The following passage is from the 1912 handbook:
ðə nɔrθ wind ænd ðə sʌn wər dispjuːtiŋ
hwitʃ wɔz ðə strɔŋɡər hwɛn ə trævələr keːm əlɔŋ
ræpt in ə wɔrm kloːk. ðeː əɡriːd ðət ðə wʌn huː fərst
meːd ðə trævələr teːk ɔf hiz kloːk ʃud bi konsidərd
strɔŋɡər ðæn ði ʌðər. ðɛn ðə nɔrθ wind bluː wið ɔːl
hiz mait, bʌt ðə mɔr hiː bluː ðə mɔr kloːsli did ðə
trævələr foːld hiz kloːk əraund him; ænd æt lɑst ðə nɔrθ
wind ɡeːv ʌp ði ətɛmpt. ðɛn ðə sʌn ʃɔn aut wɔrmli, ænd
imiːdjətli ðə trævələr tuk ɔf hiz kloːk; ænd soː ðə nɔrθ wind
wɔz oblaidʒd tu konfɛs ðæt ðə sʌn wɔz ðə strɔŋɡər ɔv ðə tuː.

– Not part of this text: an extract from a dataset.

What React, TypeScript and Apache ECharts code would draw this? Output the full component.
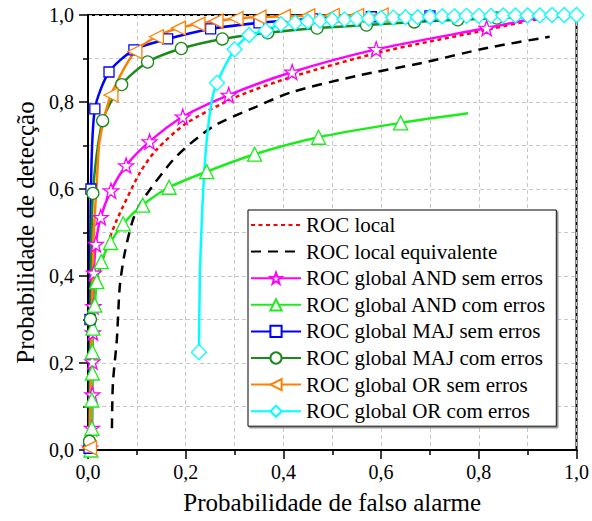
import React, { useEffect, useRef } from "react";
import * as echarts from "echarts";

// Legend names
const names = [
  "ROC local",
  "ROC local equivalente",
  "ROC global AND sem erros",
  "ROC global AND com erros",
  "ROC global MAJ sem erros",
  "ROC global MAJ com erros",
  "ROC global OR sem erros",
  "ROC global OR com erros",
];

// [Pfa, Pd] points
const rocLocal = [
  [0.006, 0.15], [0.008, 0.22], [0.011, 0.3], [0.015, 0.36], [0.024, 0.414], [0.041, 0.476],
  [0.059, 0.529], [0.106, 0.637], [0.14, 0.69], [0.2, 0.75], [0.3, 0.81], [0.418, 0.858],
  [0.6, 0.915], [0.8, 0.962], [0.92, 0.99], [1.0, 1.0],
];
const rocLocalEquiv = [
  [0.049, 0.05], [0.051, 0.154], [0.059, 0.253], [0.065, 0.375], [0.075, 0.452], [0.092, 0.529],
  [0.112, 0.575], [0.18, 0.674], [0.255, 0.743], [0.344, 0.789], [0.418, 0.823], [0.55, 0.86],
  [0.684, 0.89], [0.82, 0.925], [0.945, 0.95],
];
const andSem = [
  [0.004, 0.005], [0.008, 0.05], [0.009, 0.127], [0.009, 0.203], [0.01, 0.27], [0.011, 0.33],
  [0.012, 0.407], [0.016, 0.473], [0.026, 0.535], [0.047, 0.596], [0.078, 0.654], [0.126, 0.709],
  [0.194, 0.766], [0.288, 0.816], [0.418, 0.869], [0.59, 0.921], [0.816, 0.97],
];
const andSemTail = [[0.93, 0.995], [1.0, 1.0]];
const andCom = [
  [0.006, 0.0], [0.008, 0.05], [0.008, 0.115], [0.009, 0.177], [0.009, 0.226], [0.01, 0.28],
  [0.014, 0.333], [0.018, 0.387], [0.027, 0.433], [0.046, 0.477], [0.072, 0.52], [0.112, 0.563],
  [0.166, 0.604], [0.243, 0.64], [0.341, 0.68], [0.472, 0.719], [0.64, 0.752],
];
const andComTail = [[0.778, 0.774]];
const majSem = [
  [0.002, 0.004], [0.004, 0.3], [0.006, 0.6], [0.014, 0.784], [0.043, 0.869], [0.094, 0.92],
  [0.163, 0.945], [0.251, 0.968], [0.35, 0.982], [0.46, 0.991], [0.58, 0.996], [0.7, 0.998],
];
const majSemTail = [[1.0, 1.0]];
const majCom = [
  [0.003, 0.02], [0.005, 0.3], [0.01, 0.59], [0.03, 0.757], [0.069, 0.84], [0.122, 0.892],
  [0.191, 0.923], [0.275, 0.945], [0.368, 0.959], [0.469, 0.97], [0.57, 0.977], [0.668, 0.984],
  [0.757, 0.989], [0.837, 0.993],
];
const majComTail = [[1.0, 1.0]];
const orHead = [[0.008, 0.3], [0.012, 0.5], [0.018, 0.614], [0.024, 0.713]];
const orSem = [
  [0.003, 0.005], [0.047, 0.816], [0.096, 0.916], [0.14, 0.95], [0.185, 0.97], [0.225, 0.979],
  [0.262, 0.986], [0.303, 0.992], [0.35, 0.995], [0.4, 0.997], [0.45, 0.998], [0.5, 0.999],
  [0.55, 0.999], [0.6, 1.0],
];
const orSemTail = [[1.0, 1.0]];
const orComHead = [[0.229, 0.4], [0.232, 0.5], [0.236, 0.6], [0.242, 0.7], [0.253, 0.8]];
const orCom = [
  [0.227, 0.225], [0.264, 0.844], [0.3, 0.921], [0.33, 0.954], [0.364, 0.964], [0.395, 0.979],
  [0.424, 0.982], [0.45, 0.985], [0.475, 0.987], [0.5, 0.989], [0.525, 0.99], [0.55, 0.991],
  [0.575, 0.992], [0.6, 0.993], [0.625, 0.994], [0.65, 0.995], [0.675, 0.995], [0.7, 0.996],
  [0.725, 0.997], [0.75, 0.997], [0.775, 0.998], [0.8, 0.998], [0.825, 0.998], [0.85, 0.999],
  [0.875, 0.999], [0.9, 0.999], [0.925, 0.999], [0.95, 1.0], [0.975, 1.0], [1.0, 1.0],
];

const STAR =
  "path://M0,-10 L2.35,-3.24 L9.51,-3.09 L3.8,1.24 L5.88,8.09 L0,4 L-5.88,8.09 L-3.8,1.24 L-9.51,-3.09 L-2.35,-3.24 Z";

const FONT = "Liberation Serif";

function build(markers: number[][], head: number[][] = [], tail: number[][] = []) {
  const all: any[] = [];
  head.forEach((p) => all.push({ value: p, symbol: "none" }));
  markers.forEach((p) => all.push({ value: p }));
  tail.forEach((p) => all.push({ value: p, symbol: "none" }));
  all.sort((a, b) => a.value[1] - b.value[1] || a.value[0] - b.value[0]);
  return all;
}

export default function App() {
  const ref = useRef<HTMLDivElement>(null);
  useEffect(() => {
    const chart = echarts.init(ref.current!, null, { renderer: "svg" });
    const fmt = (v: number) => v.toFixed(1).replace(".", ",");
    const gridLine = { color: "#c8c8c8", type: [4, 3], width: 1 };
    const label = { formatter: fmt, color: "#000", fontFamily: FONT, fontSize: 20 };
    const axisBase = {
      type: "value",
      min: 0,
      max: 1,
      interval: 0.2,
      axisLine: { show: true, onZero: false, lineStyle: { color: "#000", width: 2 } },
      axisTick: { show: true, inside: false, length: 9, lineStyle: { color: "#000", width: 1.5 } },
      minorTick: { show: true, splitNumber: 2, length: 5, lineStyle: { color: "#000", width: 1.5 } },
      splitLine: { show: true, lineStyle: gridLine },
      minorSplitLine: { show: true, lineStyle: gridLine },
      nameLocation: "middle",
      nameTextStyle: { color: "#000", fontFamily: FONT, fontSize: 25 },
    };
    const line = (
      name: string,
      color: string,
      data: any[],
      symbol: string,
      size: number,
      extra: any = {}
    ) => ({
      name,
      type: "line",
      data,
      symbol,
      symbolSize: size,
      showAllSymbol: true,
      smooth: 0.25,
      lineStyle: { color, width: 2.5 },
      itemStyle: { color: "#fff", borderColor: color, borderWidth: 1.3 },
      ...extra,
    });
    chart.setOption({
      animation: false,
      textStyle: { fontFamily: FONT },
      grid: { left: 88, top: 15, width: 490, height: 435, show: true, borderColor: "#000", borderWidth: 2 },
      xAxis: { ...axisBase, name: "Probabilidade de falso alarme", nameGap: 40, axisLabel: { ...label, margin: 12 } },
      yAxis: { ...axisBase, name: "Probabilidade de detecção", nameGap: 49, axisLabel: { ...label, margin: 14 } },
      legend: {
        orient: "vertical",
        left: 248,
        top: 210,
        data: names,
        backgroundColor: "#fff",
        borderColor: "#000",
        borderWidth: 1,
        shadowColor: "#888",
        shadowOffsetX: 1.5,
        shadowOffsetY: 1.5,
        padding: [4.5, 10, 4.5, 2],
        itemGap: 5.6,
        itemWidth: 50,
        itemHeight: 14,
        selectedMode: false,
        textStyle: { color: "#000", fontFamily: FONT, fontSize: 21, lineHeight: 21 },
      },
      series: [
        {
          ...line(names[0], "#ff0000", rocLocal, "none", 0),
          lineStyle: { color: "#ff0000", width: 2.5, type: [4, 3.5] },
          itemStyle: { color: "rgba(0,0,0,0)", borderWidth: 0 },
        },
        {
          ...line(names[1], "#000", rocLocalEquiv, "none", 0),
          lineStyle: { color: "#000", width: 2.5, type: [10, 7] },
          itemStyle: { color: "rgba(0,0,0,0)", borderWidth: 0 },
        },
        line(names[2], "#ff00ff", build(andSem, [], andSemTail), STAR, 15),
        line(names[3], "#1aee1a", build(andCom, [], andComTail), "triangle", 14),
        line(names[4], "#0000ff", build(majSem, [], majSemTail), "rect", 10),
        line(names[5], "#1a8a1a", build(majCom, [], majComTail), "circle", 12),
        line(names[6], "#ff8000", build(orSem, orHead, orSemTail), "triangle", 14, { symbolRotate: 90 }),
        line(names[7], "#00ffff", build(orCom, orComHead, []), "diamond", 15),
      ],
    });
    return () => chart.dispose();
  }, []);
  return <div ref={ref} style={{ position: "absolute", left: 0, top: 0, width: 592, height: 521 }} />;
}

The North Wind and the Sun were disputing
which was the stronger when a traveller came along
wrapped in a warm cloak. They agreed that the one who first
made the traveller take off his cloak should be considered
stronger than the other. Then the North Wind blew with all
his might, but the more he blew the more closely did the
traveller fold his cloak around him; and at last the North
Wind gave up the attempt. Then the Sun shone out warmly, and
immediately the traveller took off his cloak; and so the North Wind
was obliged to confess that the Sun was the stronger of the two.